*Set exercise*.
Look at the data below and print exactly the lines from its first line through the line with "var y_ticks = [0, 100, 200, 300, 400, 500, 600, 700];"; the pictures stay out of the copy.

*Available data*.

»»

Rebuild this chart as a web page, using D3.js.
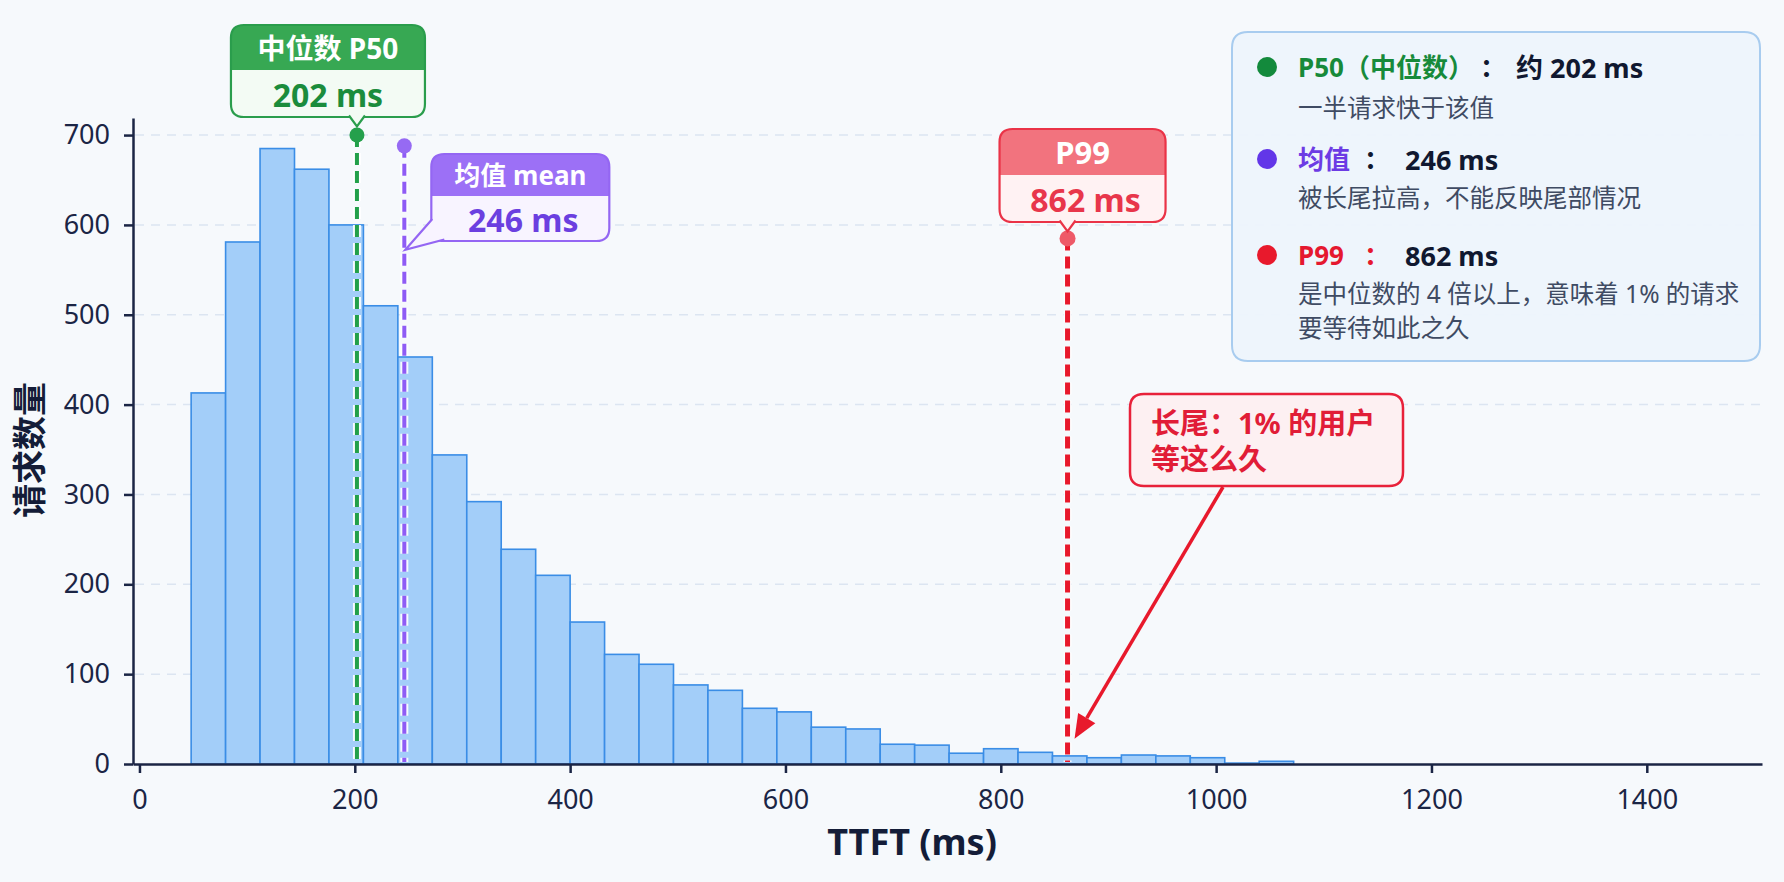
<!DOCTYPE html>
<html>
<head>
<meta charset="utf-8">
<script src="https://cdn.jsdelivr.net/npm/d3@7"></script>
<style>
	body { margin: 0; background: #f6f9fc; }
	svg { display: block; }
</style>
</head>
<body>
<script>
// histogram data (TTFT, ms)
var bin_edges = [48, 80, 112, 144, 176, 208, 240, 272, 304, 336, 368, 400, 432, 464, 496, 528, 560,
	592, 624, 656, 688, 720, 752, 784, 816, 848, 880, 912, 944, 976, 1008, 1040, 1072, 1104];
var bin_counts = [413, 581, 685, 662, 600, 510, 453, 344, 292, 239, 210, 158, 122, 111, 88, 82, 62,
	58, 41, 39, 22, 21, 12, 17, 13, 9, 7, 10, 9, 7, 1, 0, 3];
var x_ticks = [0, 200, 400, 600, 800, 1000, 1200, 1400];
var y_ticks = [0, 100, 200, 300, 400, 500, 600, 700];

// statistics
var stat_values = [202, 246, 862];
var stat_titles = ["中位数 P50", "均值 mean", "P99"];
var legend_titles = ["P50（中位数）", "均值", "P99"];
var legend_prefix = ["约 ", "", ""];
var legend_notes = [["一半请求快于该值"], ["被长尾拉高，不能反映尾部情况"], ["是中位数的 4 倍以上，意味着 1% 的请求", "要等待如此之久"]];
var tail_note = ["长尾：1% 的用户", "等这么久"];

// layout / style
var W = 1784, H = 882;
var font = "'Noto Sans', 'Noto Sans CJK SC', sans-serif";
var ink = "#1b2545";
var line_colors = ["#22a04a", "#8f5cf5", "#e8192c"];
var dot_colors = ["#25a04c", "#966af3", "#ee5a68"];
var head_colors = ["#37a853", "#9c70f6", "#f2737e"];
var body_colors = ["#f3fbf4", "#f8f4ff", "#fff2f3"];
var edge_colors = ["#2a9d4c", "#9466f3", "#ea3347"];
var value_colors = ["#1b8c3c", "#6b3fe0", "#e8364b"];
var label_colors = ["#178a3a", "#6c3be4", "#e5182f"];
var legend_dots = ["#138a3c", "#6236e8", "#e8192c"];
var head_sizes = [28, 26, 31];
var marker_top = [700, 688, 585];		// dot height (count units)
var box_dx = [-126, 27, -68], box_w = [194, 178, 166];
var box_top = [25, 154, 129], box_mid = [70, 196, 175], box_bottom = [117, 241, 222];

var svg = d3.select("body").append("svg")
	.attr("width", W)
	.attr("height", H)
	.style("font-family", font);

svg.append("rect").attr("width", W).attr("height", H).attr("fill", "#f6f9fc");

var x = d3.scaleLinear().domain([-6, 1507]).range([133, 1762]);
var y = d3.scaleLinear().domain([0, 719]).range([764, 118]);

// grid
svg.append("g").selectAll("line")
	.data(y_ticks.filter(function(d){ return d > 0; }))
	.enter().append("line")
	.attr("x1", 135).attr("x2", 1762)
	.attr("y1", function(d){ return y(d); })
	.attr("y2", function(d){ return y(d); })
	.attr("stroke", "#dce5f1")
	.attr("stroke-width", 1.5)
	.attr("stroke-dasharray", "9,7");

// bars
svg.append("g").selectAll("rect")
	.data(bin_counts)
	.enter().append("rect")
	.filter(function(d){ return d > 0; })
	.attr("x", function(d, i){ return x(bin_edges[i]); })
	.attr("width", function(d, i){ return x(bin_edges[i + 1]) - x(bin_edges[i]); })
	.attr("y", function(d){ return y(d); })
	.attr("height", function(d){ return y(0) - y(d); })
	.attr("fill", "#a3cef9")
	.attr("stroke", "#3a8de6")
	.attr("stroke-width", 1.6);

// axes
var x_axis = svg.append("g")
	.attr("transform", "translate(0," + y(0) + ")")
	.call(d3.axisBottom(x).tickValues(x_ticks).tickFormat(d3.format("d"))
		.tickSize(9).tickSizeOuter(0).tickPadding(17));
var y_axis = svg.append("g")
	.attr("transform", "translate(133,0)")
	.call(d3.axisLeft(y).tickValues(y_ticks).tickFormat(d3.format("d"))
		.tickSize(9).tickSizeOuter(0).tickPadding(14));
[x_axis, y_axis].forEach(function(g){
	g.attr("font-family", font).attr("font-size", 27);
	g.select(".domain").attr("stroke", ink).attr("stroke-width", 2.5);
	g.selectAll(".tick line").attr("stroke", ink).attr("stroke-width", 2.5);
	g.selectAll(".tick text").attr("fill", ink);
});

// axis titles
svg.append("text")
	.attr("x", 912).attr("y", 855)
	.attr("text-anchor", "middle")
	.attr("font-size", 36).attr("font-weight", "bold")
	.attr("fill", "#141d38")
	.text("TTFT (ms)");
svg.append("text")
	.attr("transform", "translate(29,450) rotate(-90)")
	.attr("text-anchor", "middle")
	.attr("dominant-baseline", "central")
	.attr("font-size", 34).attr("font-weight", "bold")
	.attr("fill", "#141d38")
	.text("请求数量");

// rounded rect path (top radius / bottom radius)
function rr_path(x0, y0, w, h, rt, rb){
	return "M" + (x0 + rt) + "," + y0 + "H" + (x0 + w - rt) +
		"Q" + (x0 + w) + "," + y0 + " " + (x0 + w) + "," + (y0 + rt) +
		"V" + (y0 + h - rb) +
		"Q" + (x0 + w) + "," + (y0 + h) + " " + (x0 + w - rb) + "," + (y0 + h) +
		"H" + (x0 + rb) +
		"Q" + x0 + "," + (y0 + h) + " " + x0 + "," + (y0 + h - rb) +
		"V" + (y0 + rt) +
		"Q" + x0 + "," + y0 + " " + (x0 + rt) + "," + y0 + "Z";
}

// dashed stat lines + dots + labels
stat_values.forEach(function(v, i){
	var lx = x(v);
	var g = svg.append("g");
	g.append("line")		// white halo
		.attr("x1", lx).attr("x2", lx)
		.attr("y1", y(marker_top[i])).attr("y2", y(0) - 2)
		.attr("stroke", "#ffffff").attr("stroke-opacity", 0.9)
		.attr("stroke-width", 8)
		.attr("stroke-dasharray", "12,6");
	g.append("line")
		.attr("x1", lx).attr("x2", lx)
		.attr("y1", y(marker_top[i])).attr("y2", y(0) - 2)
		.attr("stroke", line_colors[i])
		.attr("stroke-width", i === 2 ? 5 : 4)
		.attr("stroke-dasharray", "12,6");
	g.append("circle")
		.attr("cx", lx).attr("cy", y(marker_top[i]))
		.attr("r", i === 2 ? 8 : 7.5)
		.attr("fill", dot_colors[i]);

	var bx = lx + box_dx[i], bw = box_w[i];
	var bt = box_top[i], bm = box_mid[i], bb = box_bottom[i];
	g.append("path").attr("d", rr_path(bx, bt, bw, bm - bt, 13, 0)).attr("fill", head_colors[i]);
	g.append("path").attr("d", rr_path(bx, bm, bw, bb - bm, 0, 13)).attr("fill", body_colors[i]);
	g.append("path").attr("d", rr_path(bx, bt, bw, bb - bt, 13, 13))
		.attr("fill", "none").attr("stroke", edge_colors[i]).attr("stroke-width", 2.2);
	// pointer
	var tail;
	if(i === 1){
		tail = "M" + (bx + 1) + "," + (bb - 22) + "L" + (lx + 1) + "," + (y(marker_top[i]) + 104) + "L" + (bx + 13) + "," + (bb - 1.5);
	}else{
		tail = "M" + (lx - 8) + "," + (bb - 1.5) + "L" + lx + "," + (bb + 9.5) + "L" + (lx + 8) + "," + (bb - 1.5);
	}
	g.append("path").attr("d", tail)
		.attr("fill", body_colors[i]).attr("stroke", edge_colors[i]).attr("stroke-width", 2.2);

	g.append("text")
		.attr("x", bx + bw / 2).attr("y", (bt + bm) / 2)
		.attr("text-anchor", "middle").attr("dominant-baseline", "central")
		.attr("font-size", head_sizes[i]).attr("font-weight", "bold")
		.attr("fill", "#ffffff")
		.text(stat_titles[i]);
	g.append("text")
		.attr("x", bx + bw / 2 + (i === 0 ? 0 : 3)).attr("y", (bm + bb) / 2 + 1)
		.attr("text-anchor", "middle").attr("dominant-baseline", "central")
		.attr("font-size", 32).attr("font-weight", "bold")
		.attr("fill", value_colors[i])
		.text(v + " ms");
});

// long tail note
var note = svg.append("g");
note.append("path").attr("d", rr_path(1130, 394, 273, 92, 14, 14))
	.attr("fill", "#fdf0f2").attr("stroke", "#e8213a").attr("stroke-width", 2.5);
tail_note.forEach(function(t, i){
	note.append("text")
		.attr("x", 1151).attr("y", 434 + i * 36)
		.attr("font-size", 29).attr("font-weight", "bold")
		.attr("fill", "#e11d37")
		.text(t);
});
var a_x0 = 1223, a_y0 = 487;
var a_x1 = x(stat_values[2]) + 7, a_y1 = y(28);
var ang = Math.atan2(a_y1 - a_y0, a_x1 - a_x0);
var head_len = 24, head_w = 10;
var hx = a_x1 - head_len * Math.cos(ang), hy = a_y1 - head_len * Math.sin(ang);
note.append("line")
	.attr("x1", a_x0).attr("y1", a_y0).attr("x2", hx).attr("y2", hy)
	.attr("stroke", "#e8192c").attr("stroke-width", 3.5);
note.append("path")
	.attr("d", "M" + a_x1 + "," + a_y1 +
		"L" + (hx + head_w * Math.sin(ang)) + "," + (hy - head_w * Math.cos(ang)) +
		"L" + (hx - head_w * Math.sin(ang)) + "," + (hy + head_w * Math.cos(ang)) + "Z")
	.attr("fill", "#e8192c");

// legend box
var legend = svg.append("g");
legend.append("path").attr("d", rr_path(1232, 32, 528, 329, 16, 16))
	.attr("fill", "#edf4fc").attr("fill-opacity", 0.95)
	.attr("stroke", "#a8ccef").attr("stroke-width", 2);
var title_y = [67, 159, 255];
var colon_x = [1493, 1377, 1377], value_x = [1516, 1405, 1405];
var note_y = [[107], [197], [293, 327]];
legend_titles.forEach(function(t, i){
	legend.append("circle")
		.attr("cx", 1267).attr("cy", title_y[i]).attr("r", 10)
		.attr("fill", legend_dots[i]);
	legend.append("text")
		.attr("x", 1298).attr("y", title_y[i])
		.attr("dominant-baseline", "central")
		.attr("font-size", 26).attr("font-weight", "bold")
		.attr("fill", label_colors[i])
		.text(t);
	legend.append("text")
		.attr("x", colon_x[i]).attr("y", title_y[i])
		.attr("text-anchor", "middle").attr("dominant-baseline", "central")
		.attr("font-size", 26).attr("font-weight", "bold")
		.attr("fill", i === 2 ? label_colors[i] : "#101830")
		.text("：");
	legend.append("text")
		.attr("x", value_x[i]).attr("y", title_y[i])
		.attr("dominant-baseline", "central")
		.attr("font-size", 27).attr("font-weight", "bold")
		.attr("fill", "#101830")
		.text(legend_prefix[i] + stat_values[i] + " ms");
	legend_notes[i].forEach(function(n, j){
		legend.append("text")
			.attr("x", 1298).attr("y", note_y[i][j])
			.attr("dominant-baseline", "central")
			.attr("font-size", 24.5)
			.attr("fill", "#3f4b63")
			.text(n);
	});
});
</script>
</body>
</html>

««

*Written response*.
Rebuild this chart as a web page, using D3.js.
<!DOCTYPE html>
<html>
<head>
<meta charset="utf-8">
<script src="https://cdn.jsdelivr.net/npm/d3@7"></script>
<style>
	body { margin: 0; background: #f6f9fc; }
	svg { display: block; }
</style>
</head>
<body>
<script>
// histogram data (TTFT, ms)
var bin_edges = [48, 80, 112, 144, 176, 208, 240, 272, 304, 336, 368, 400, 432, 464, 496, 528, 560,
	592, 624, 656, 688, 720, 752, 784, 816, 848, 880, 912, 944, 976, 1008, 1040, 1072, 1104];
var bin_counts = [413, 581, 685, 662, 600, 510, 453, 344, 292, 239, 210, 158, 122, 111, 88, 82, 62,
	58, 41, 39, 22, 21, 12, 17, 13, 9, 7, 10, 9, 7, 1, 0, 3];
var x_ticks = [0, 200, 400, 600, 800, 1000, 1200, 1400];
var y_ticks = [0, 100, 200, 300, 400, 500, 600, 700];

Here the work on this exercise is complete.